#### Stated exercise:
Repeat, exactly and in full, the lines of the listing below, but without any pictures.

#### Recorded information:
--------

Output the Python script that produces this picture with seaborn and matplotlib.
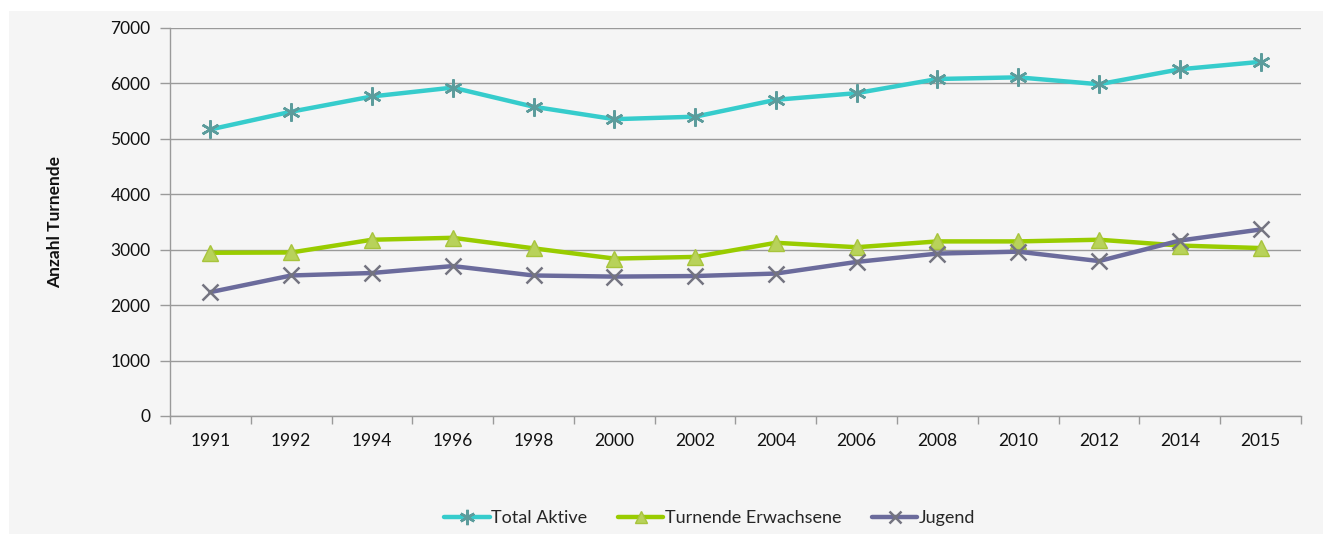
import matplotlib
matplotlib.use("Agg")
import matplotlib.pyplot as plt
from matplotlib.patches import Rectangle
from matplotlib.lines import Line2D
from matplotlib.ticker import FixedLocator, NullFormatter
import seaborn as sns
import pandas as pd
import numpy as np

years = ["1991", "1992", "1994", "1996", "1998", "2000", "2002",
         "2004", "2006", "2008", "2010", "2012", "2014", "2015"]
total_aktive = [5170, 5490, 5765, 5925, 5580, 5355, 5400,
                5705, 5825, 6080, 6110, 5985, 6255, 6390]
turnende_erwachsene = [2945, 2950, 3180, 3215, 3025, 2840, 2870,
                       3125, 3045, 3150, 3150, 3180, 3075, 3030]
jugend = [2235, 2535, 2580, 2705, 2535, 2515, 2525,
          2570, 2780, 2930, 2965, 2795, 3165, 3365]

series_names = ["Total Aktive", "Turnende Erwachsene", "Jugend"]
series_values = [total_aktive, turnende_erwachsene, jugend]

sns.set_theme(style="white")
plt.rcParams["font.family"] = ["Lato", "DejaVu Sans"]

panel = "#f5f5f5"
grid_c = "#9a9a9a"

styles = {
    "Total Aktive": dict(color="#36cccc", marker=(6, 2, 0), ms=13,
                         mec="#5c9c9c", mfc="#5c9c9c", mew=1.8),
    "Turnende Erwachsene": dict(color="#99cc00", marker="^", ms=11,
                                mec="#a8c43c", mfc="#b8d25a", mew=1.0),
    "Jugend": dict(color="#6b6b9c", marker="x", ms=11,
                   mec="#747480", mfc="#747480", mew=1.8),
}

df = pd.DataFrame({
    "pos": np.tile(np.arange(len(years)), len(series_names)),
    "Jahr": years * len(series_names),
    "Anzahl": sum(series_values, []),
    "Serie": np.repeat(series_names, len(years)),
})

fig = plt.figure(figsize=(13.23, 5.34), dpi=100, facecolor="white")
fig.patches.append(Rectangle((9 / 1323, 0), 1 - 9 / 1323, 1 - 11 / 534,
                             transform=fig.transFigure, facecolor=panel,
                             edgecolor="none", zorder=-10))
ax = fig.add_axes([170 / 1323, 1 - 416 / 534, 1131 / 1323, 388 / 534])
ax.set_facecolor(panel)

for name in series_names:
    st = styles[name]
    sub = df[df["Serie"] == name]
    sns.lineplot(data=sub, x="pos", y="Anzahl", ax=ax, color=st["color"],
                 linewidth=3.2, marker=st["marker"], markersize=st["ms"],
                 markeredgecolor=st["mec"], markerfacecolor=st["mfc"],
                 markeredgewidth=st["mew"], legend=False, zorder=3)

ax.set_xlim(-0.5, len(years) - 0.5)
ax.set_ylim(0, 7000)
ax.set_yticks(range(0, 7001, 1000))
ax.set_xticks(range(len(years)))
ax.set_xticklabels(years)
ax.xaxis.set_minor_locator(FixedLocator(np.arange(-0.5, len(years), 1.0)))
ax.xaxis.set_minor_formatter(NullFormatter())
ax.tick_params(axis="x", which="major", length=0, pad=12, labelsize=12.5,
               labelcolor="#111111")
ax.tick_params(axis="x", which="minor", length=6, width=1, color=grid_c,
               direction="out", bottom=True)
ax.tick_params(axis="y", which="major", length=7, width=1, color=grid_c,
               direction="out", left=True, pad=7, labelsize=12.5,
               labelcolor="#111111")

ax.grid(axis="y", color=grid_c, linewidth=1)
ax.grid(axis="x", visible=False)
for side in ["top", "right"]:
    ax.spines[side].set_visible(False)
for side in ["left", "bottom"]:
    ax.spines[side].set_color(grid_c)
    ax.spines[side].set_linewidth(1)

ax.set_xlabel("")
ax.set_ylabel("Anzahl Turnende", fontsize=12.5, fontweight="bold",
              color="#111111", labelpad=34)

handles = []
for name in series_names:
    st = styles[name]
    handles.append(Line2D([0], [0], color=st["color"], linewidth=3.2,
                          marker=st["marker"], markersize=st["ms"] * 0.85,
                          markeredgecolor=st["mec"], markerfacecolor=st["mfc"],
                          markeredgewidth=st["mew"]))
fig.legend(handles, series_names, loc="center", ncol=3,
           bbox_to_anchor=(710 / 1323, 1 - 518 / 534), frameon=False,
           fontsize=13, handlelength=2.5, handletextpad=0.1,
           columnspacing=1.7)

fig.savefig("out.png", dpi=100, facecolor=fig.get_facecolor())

--------

#### Reply:
Output the Python script that produces this picture with seaborn and matplotlib.
import matplotlib
matplotlib.use("Agg")
import matplotlib.pyplot as plt
from matplotlib.patches import Rectangle
from matplotlib.lines import Line2D
from matplotlib.ticker import FixedLocator, NullFormatter
import seaborn as sns
import pandas as pd
import numpy as np

years = ["1991", "1992", "1994", "1996", "1998", "2000", "2002",
         "2004", "2006", "2008", "2010", "2012", "2014", "2015"]
total_aktive = [5170, 5490, 5765, 5925, 5580, 5355, 5400,
                5705, 5825, 6080, 6110, 5985, 6255, 6390]
turnende_erwachsene = [2945, 2950, 3180, 3215, 3025, 2840, 2870,
                       3125, 3045, 3150, 3150, 3180, 3075, 3030]
jugend = [2235, 2535, 2580, 2705, 2535, 2515, 2525,
          2570, 2780, 2930, 2965, 2795, 3165, 3365]

series_names = ["Total Aktive", "Turnende Erwachsene", "Jugend"]
series_values = [total_aktive, turnende_erwachsene, jugend]

sns.set_theme(style="white")
plt.rcParams["font.family"] = ["Lato", "DejaVu Sans"]

panel = "#f5f5f5"
grid_c = "#9a9a9a"

styles = {
    "Total Aktive": dict(color="#36cccc", marker=(6, 2, 0), ms=13,
                         mec="#5c9c9c", mfc="#5c9c9c", mew=1.8),
    "Turnende Erwachsene": dict(color="#99cc00", marker="^", ms=11,
                                mec="#a8c43c", mfc="#b8d25a", mew=1.0),
    "Jugend": dict(color="#6b6b9c", marker="x", ms=11,
                   mec="#747480", mfc="#747480", mew=1.8),
}

df = pd.DataFrame({
    "pos": np.tile(np.arange(len(years)), len(series_names)),
    "Jahr": years * len(series_names),
    "Anzahl": sum(series_values, []),
    "Serie": np.repeat(series_names, len(years)),
})

fig = plt.figure(figsize=(13.23, 5.34), dpi=100, facecolor="white")
fig.patches.append(Rectangle((9 / 1323, 0), 1 - 9 / 1323, 1 - 11 / 534,
                             transform=fig.transFigure, facecolor=panel,
                             edgecolor="none", zorder=-10))
ax = fig.add_axes([170 / 1323, 1 - 416 / 534, 1131 / 1323, 388 / 534])
ax.set_facecolor(panel)

for name in series_names:
    st = styles[name]
    sub = df[df["Serie"] == name]
    sns.lineplot(data=sub, x="pos", y="Anzahl", ax=ax, color=st["color"],
                 linewidth=3.2, marker=st["marker"], markersize=st["ms"],
                 markeredgecolor=st["mec"], markerfacecolor=st["mfc"],
                 markeredgewidth=st["mew"], legend=False, zorder=3)

ax.set_xlim(-0.5, len(years) - 0.5)
ax.set_ylim(0, 7000)
ax.set_yticks(range(0, 7001, 1000))
ax.set_xticks(range(len(years)))
ax.set_xticklabels(years)
ax.xaxis.set_minor_locator(FixedLocator(np.arange(-0.5, len(years), 1.0)))
ax.xaxis.set_minor_formatter(NullFormatter())
ax.tick_params(axis="x", which="major", length=0, pad=12, labelsize=12.5,
               labelcolor="#111111")
ax.tick_params(axis="x", which="minor", length=6, width=1, color=grid_c,
               direction="out", bottom=True)
ax.tick_params(axis="y", which="major", length=7, width=1, color=grid_c,
               direction="out", left=True, pad=7, labelsize=12.5,
               labelcolor="#111111")

ax.grid(axis="y", color=grid_c, linewidth=1)
ax.grid(axis="x", visible=False)
for side in ["top", "right"]:
    ax.spines[side].set_visible(False)
for side in ["left", "bottom"]:
    ax.spines[side].set_color(grid_c)
    ax.spines[side].set_linewidth(1)

ax.set_xlabel("")
ax.set_ylabel("Anzahl Turnende", fontsize=12.5, fontweight="bold",
              color="#111111", labelpad=34)

handles = []
for name in series_names:
    st = styles[name]
    handles.append(Line2D([0], [0], color=st["color"], linewidth=3.2,
                          marker=st["marker"], markersize=st["ms"] * 0.85,
                          markeredgecolor=st["mec"], markerfacecolor=st["mfc"],
                          markeredgewidth=st["mew"]))
fig.legend(handles, series_names, loc="center", ncol=3,
           bbox_to_anchor=(710 / 1323, 1 - 518 / 534), frameon=False,
           fontsize=13, handlelength=2.5, handletextpad=0.1,
           columnspacing=1.7)

fig.savefig("out.png", dpi=100, facecolor=fig.get_facecolor())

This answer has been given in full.